International soccer is no longer the sport's gold standard; its quality is not as high as it once was. It is, however, more finely balanced than it has ever been. Size is no guarantee of quality - witness Iceland's qualifying ahead of Turkey - and neither is history. Italy, and the rest, just happened to stumble as the playing field levelled.
That is not to say, of course, that Italy can simply continue on their path, change coaches and hope for the best; as former manager Sacchi said, it is an error to "seek a scapegoat to salve our conscience," to believe an individual can be held responsible for everything in a team sport.
Italy were eliminated in the group stage of the 2010 and 2014 World Cups, failing to beat such luminaries as Costa Rica, New Zealand and Slovakia in the process. "This disaster has not come out of the blue," as Sacchi said.
The problem, though, is less with the future than it is with the past.
Massimo Oddo, a part of the 2006 team, said Tuesday that the World Cup victory had tricked the country into thinking "everything was perfect, that no change, renewal or improvement to our general system of football was necessary."
Crucially, that extended to the players themselves.

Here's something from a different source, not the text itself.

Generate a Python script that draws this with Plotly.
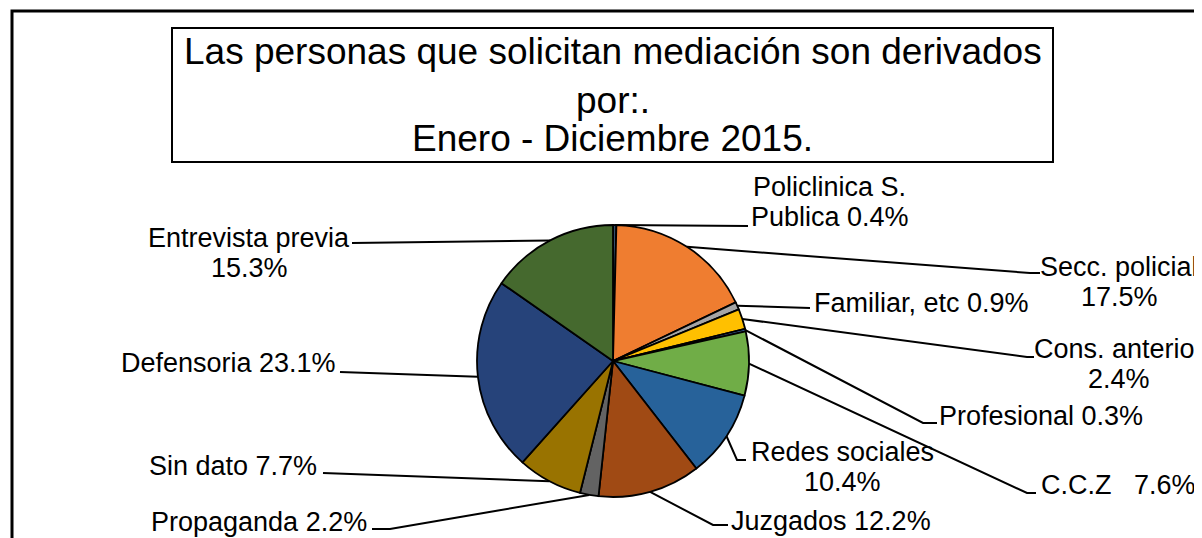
import math
import plotly.graph_objects as go

# ---------------- data ----------------
categories = ["Policlinica S. Publica", "Secc. policial", "Familiar, etc", "Cons. anterior",
              "Profesional", "C.C.Z", "Redes sociales", "Juzgados", "Propaganda",
              "Sin dato", "Defensoria", "Entrevista previa"]
values = [0.4, 17.5, 0.9, 2.4, 0.3, 7.6, 10.4, 12.2, 2.2, 7.7, 23.1, 15.3]
# how each label is written (name / separator before the percentage)
display_names = ["Policlinica S.\nPublica", "Secc. policial", "Familiar, etc", "Cons. anterior",
                 "Profesional", "C.C.Z", "Redes sociales", "Juzgados", "Propaganda",
                 "Sin dato", "Defensoria", "Entrevista previa"]
separators = [" ", "\n", " ", "\n", " ", "\u00a0\u00a0\u00a0", "\n", " ", " ", " ", " ", "\n"]
title_lines = ["Las personas que solicitan mediación son derivados", "por:.", "Enero - Diciembre 2015."]

colors = ["#34506E", "#EF7D30", "#A5A5A5", "#FFC000", "#4472C4", "#70AD47",
          "#27629A", "#A04A14", "#636363", "#997300", "#26437A", "#45692E"]

# ---------------- layout helpers ----------------
W, H = 1202, 538
OFF = 8  # page body margin in the browser
FONT = "Liberation Sans, Arial, sans-serif"


def X(px):
    return (px - OFF) / W


def Y(py):
    return 1 - (py - OFF) / H


CX, CY, R = 613, 361, 136  # pie centre / radius in pixels

# label placement: text x, first line centre y, xanchor, elbow point, end point
label_layout = [
    dict(x=830, y=187, xa="center", elbow=(748, 226), end=(748, 226)),
    dict(x=1119, y=267, xa="center", elbow=(1030, 273), end=(1040, 273)),
    dict(x=812, y=303, xa="left", elbow=(810, 308), end=(810, 308)),
    dict(x=1119, y=349, xa="center", elbow=(1027, 357), end=(1034, 357)),
    dict(x=937, y=416, xa="left", elbow=(923, 423), end=(937, 423)),
    dict(x=1039, y=485, xa="left", elbow=(1027, 493), end=(1036, 493)),
    dict(x=842, y=452, xa="center", elbow=(737, 460), end=(746, 460)),
    dict(x=729, y=521, xa="left", elbow=(713, 525), end=(728, 525)),
    dict(x=369, y=522, xa="right", elbow=(390, 529), end=(372, 529)),
    dict(x=319, y=466, xa="right", elbow=(323, 473), end=(323, 473)),
    dict(x=338, y=363, xa="right", elbow=(340, 372), end=(340, 372)),
    dict(x=249, y=238, xa="center", elbow=(352, 243), end=(352, 243)),
]
LINE_GAP = 30
LABEL_SIZE = 27

fig = go.Figure()

fig.add_trace(go.Pie(
    labels=categories,
    values=values,
    sort=False,
    direction="clockwise",
    rotation=0,
    marker=dict(colors=colors, line=dict(color="#000000", width=1.8)),
    textinfo="none",
    textposition="none",
    hoverinfo="label+percent",
    showlegend=False,
    domain=dict(x=[X(CX - R), X(CX + R)], y=[Y(CY + R), Y(CY - R)]),
))

shapes = []
annotations = []

# outer chart frame (right/bottom edges are outside the picture)
shapes.append(dict(type="path", xref="paper", yref="paper",
                   path=f"M {X(W + 20)} {Y(11)} L {X(12)} {Y(11)} L {X(12)} {Y(H + 20)}",
                   line=dict(color="#000000", width=3)))
# title box
shapes.append(dict(type="rect", xref="paper", yref="paper",
                   x0=X(172), x1=X(1053), y0=Y(162), y1=Y(28),
                   line=dict(color="#000000", width=2), fillcolor="rgba(0,0,0,0)"))

title_y = [51.5, 100.5, 138.5]
for t, ty in zip(title_lines, title_y):
    annotations.append(dict(xref="paper", yref="paper", x=X(612.5), y=Y(ty),
                            xanchor="center", yanchor="middle", showarrow=False,
                            text=t, font=dict(family=FONT, size=37, color="#000000")))

total = sum(values)
cum = 0.0
for name, sep, v, lay in zip(display_names, separators, values, label_layout):
    mid = cum + v / 2
    cum += v
    theta = math.radians(mid / total * 360)
    ex = CX + R * math.sin(theta)
    ey = CY - R * math.cos(theta)
    ebx, eby = lay["elbow"]
    enx, eny = lay["end"]
    shapes.append(dict(type="path", xref="paper", yref="paper",
                       path=f"M {X(ex)} {Y(ey)} L {X(ebx)} {Y(eby)} L {X(enx)} {Y(eny)}",
                       line=dict(color="#000000", width=2)))
    text = f"{name}{sep}{v:.1f}%"
    for k, line in enumerate(text.split("\n")):
        annotations.append(dict(xref="paper", yref="paper", x=X(lay["x"]),
                                y=Y(lay["y"] + k * LINE_GAP),
                                xanchor=lay["xa"], yanchor="middle", showarrow=False,
                                text=line, font=dict(family=FONT, size=LABEL_SIZE, color="#000000")))

fig.update_layout(
    width=W, height=H,
    margin=dict(l=0, r=0, t=0, b=0),
    paper_bgcolor="#FFFFFF",
    plot_bgcolor="#FFFFFF",
    shapes=shapes,
    annotations=annotations,
    showlegend=False,
)

fig.write_html("out.html")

That 2006 generation cast the longest of shadows: The fact that, 11 years on, three of its members were on the field in Milan is a measure of how long it has endured. Italy could not quite bring themselves to say goodbye and, in doing so, they deprived subsequent generations of air.
Now, in the aftermath of Milan, and Sweden, it has no choice. Italy must move on, and they must start again. Those goodbyes were the changes they needed. Italy, at last, have their Year Zero.